Nomes como Martin Luther King Jr. citavam o ato de Rosa e instigava outros negros estadunidentes a reverberarem seu ato de coragem. Por 381 dias, milhares de manifestantes deixaram de usar a linha de transporte público, no que ficou conhecido como “Montgomery Bus Boycott”, o boicote aos ônibus de Montgomery.

Efeitos

Pessoas começaram a ir de bicicleta, carona ou a pé para os seus trabalhos. Os ônibus, majoritariamente usados por pessoas negras, começavam a carregar assentos vazios, e as calçadas iam ficando mais cheias.

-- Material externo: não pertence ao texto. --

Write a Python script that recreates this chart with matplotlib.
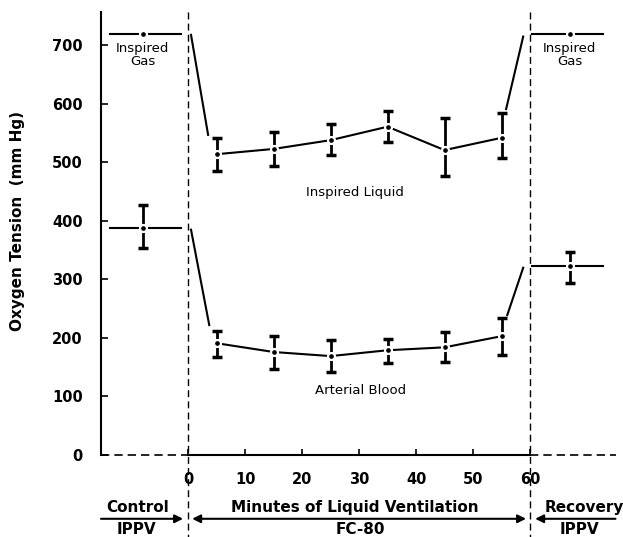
from matplotlib import pyplot as plt

# values (mm Hg), times in minutes
minutes = [5, 15, 25, 35, 45, 55]
liquid = [514, 523, 538, 561, 521, 542]
liquid_hi = [542, 552, 566, 587, 576, 584]
liquid_lo = [486, 494, 513, 535, 477, 507]
arterial = [191, 176, 169, 179, 184, 203]
arterial_hi = [212, 203, 196, 198, 210, 234]
arterial_lo = [168, 147, 142, 157, 159, 171]

control_t = -8
control_gas = 720
control_art = 388
control_art_err = (354, 427)
control_span = (-13.7, -1.2)

recovery_t = 67
recovery_gas = 720
recovery_art = 323
recovery_art_err = (294, 347)
recovery_span = (60.4, 72.8)

# hand drawn joins between the phases
joins_x = [(0.5, 3.5), (55.8, 58.8), (0.5, 3.7), (56.0, 58.8)]
joins_y = [(718, 547), (591, 715), (385, 222), (239, 320)]

xticks = [0, 10, 20, 30, 40, 50, 60]
yticks = [0, 100, 200, 300, 400, 500, 600, 700]

plt.rcParams['font.family'] = ['DejaVu Sans']

fig = plt.figure(figsize=(6.23, 5.37), dpi=100)
ax = fig.add_axes([101 / 623, 1 - 455 / 537, 514.5 / 623, 443 / 537])
ax.set_xlim(-15.3, 75)
ax.set_ylim(0, 757)

for s in ['top', 'right', 'bottom']:
    ax.spines[s].set_visible(False)
ax.spines['left'].set_linewidth(1.5)

lw = 1.5
dot = dict(marker='o', ms=5, mfc='k', mec='white', mew=1.6, ls='none', zorder=5)


def err_bars(x, y, lo, hi):
    low = [a - b for a, b in zip(y, lo)]
    high = [b - a for a, b in zip(y, hi)]
    ax.errorbar(x, y, yerr=[low, high], fmt='none', ecolor='k', elinewidth=2,
                capsize=3.5, capthick=2.5, zorder=3)


# fluid ventilation series
ax.plot(minutes, liquid, color='k', lw=lw)
err_bars(minutes, liquid, liquid_lo, liquid_hi)
ax.plot(minutes, liquid, **dot)

ax.plot(minutes, arterial, color='k', lw=lw)
err_bars(minutes, arterial, arterial_lo, arterial_hi)
ax.plot(minutes, arterial, **dot)

# control and recovery
ax.plot(control_span, [control_gas] * 2, color='k', lw=lw)
ax.plot(control_span, [control_art] * 2, color='k', lw=lw)
err_bars([control_t], [control_art], [control_art_err[0]], [control_art_err[1]])
ax.plot([control_t, control_t], [control_gas, control_art], **dot)

ax.plot(recovery_span, [recovery_gas] * 2, color='k', lw=lw)
ax.plot(recovery_span, [recovery_art] * 2, color='k', lw=lw)
err_bars([recovery_t], [recovery_art], [recovery_art_err[0]], [recovery_art_err[1]])
ax.plot([recovery_t, recovery_t], [recovery_gas, recovery_art], **dot)

for jx, jy in zip(joins_x, joins_y):
    ax.plot(jx, jy, color='k', lw=lw)

# x axis: solid during ventilation, dashed outside
ax.plot([0, 60], [0, 0], color='k', lw=1.5, clip_on=False)
ax.plot([-15.3, 0], [0, 0], color='k', lw=1.2, ls=(0, (5, 3)), clip_on=False)
ax.plot([60, 75], [0, 0], color='k', lw=1.2, ls=(0, (5, 3)), clip_on=False)
for xv in [0, 60]:
    ax.plot([xv, xv], [757, -145], color='k', lw=1, ls=(0, (5, 3)), clip_on=False)

ax.set_xticks(xticks)
ax.set_yticks(yticks)
ax.tick_params(axis='x', direction='in', length=4, width=1.2, pad=12, labelsize=10.5)
ax.tick_params(axis='y', direction='in', length=5, width=1.2, pad=13, labelsize=10.5)
for lab in ax.get_xticklabels() + ax.get_yticklabels():
    lab.set_fontweight('bold')

fig.text(18 / 623, 1 - 221 / 537, 'Oxygen Tension  (mm Hg)', rotation=90,
         ha='center', va='center', fontsize=11, fontweight='bold')

# curve labels
ax.text(control_t, 706, 'Inspired\nGas', ha='center', va='top', fontsize=9.5, linespacing=1.05)
ax.text(recovery_t, 706, 'Inspired\nGas', ha='center', va='top', fontsize=9.5, linespacing=1.05)
ax.text(29.3, 448, 'Inspired Liquid', ha='center', va='center', fontsize=9.5)
ax.text(30.2, 111, 'Arterial Blood', ha='center', va='center', fontsize=9.5)

# phase labels under the axis
bold = dict(ha='center', va='center', fontsize=11, fontweight='bold', clip_on=False)
ax.text(-8.9, -89, 'Control', **bold)
ax.text(-9, -128, 'IPPV', **bold)
ax.text(29.3, -89, 'Minutes of Liquid Ventilation', **bold)
ax.text(30.3, -128, 'FC-80', **bold)
ax.text(69.5, -89, 'Recovery', **bold)
ax.text(68.6, -128, 'IPPV', **bold)

arr = dict(color='k', lw=1.5, shrinkA=0, shrinkB=0, mutation_scale=12)
ax.annotate('', xy=(-0.9, -109), xytext=(-15.3, -109), annotation_clip=False,
            arrowprops=dict(arrowstyle='-|>', **arr))
ax.annotate('', xy=(59.3, -109), xytext=(0.7, -109), annotation_clip=False,
            arrowprops=dict(arrowstyle='<|-|>', **arr))
ax.annotate('', xy=(60.9, -109), xytext=(75, -109), annotation_clip=False,
            arrowprops=dict(arrowstyle='-|>', **arr))

fig.savefig('out.png', dpi=100)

Em um discurso feito enquanto Rosa ainda estava presa, Martin Luther King Jr. disse:

“Por muitos anos, passageiros negros nas linhas de ônibus na cidade de Montgomery têm sido humilhados, intimidados e enfrentado ameaças. Há alguns dias, uma das boas cidadãs de nossa comunidade, Mrs. Rosa Parks, foi presa por se recusar a desistir de seu assento para um passageiro branco. Estamos no meio de um protesto, os cidadãos negros que representam pelo menos 90% dos passageiros regulares estão fora dos ônibus e planejamos continuar assim, até que algo seja feito”.

Homens e mulheres negros se recusavam a utilizar o serviço de transporte público. (Foto: Wikimedia Commons)

Com o tempo, a história de Park foi se tornando mais conhecida e geradora de revoltas em todo o território estadunidense. Inicialmente, Rosa foi considerada culpada durante o julgamento, mas depois, seu caso foi levado à Suprema Corte Federal.

Assim 1956, a decisão foi tomada: a segregação racial em transportes públicos foi decretada oficialmente como inconstitucional. Muito ainda estava por vir, alguns anos depois seria decretada a Lei dos Direitos Civis (1964).

Rosa e seu marido precisaram mudar de estado. Sem conseguir empregos e sob ameaças, foram para Detroit. O ativismo perdurou e a ex-moradora de Pine Level viveu toda a sua vida (1913-2005), reconhecida como aquela que de dentro de um ônibus, proporcionou um aceno vitorioso para os milhares em Montgomery, milhões nos Estados Unidos e para os que estavam por vir.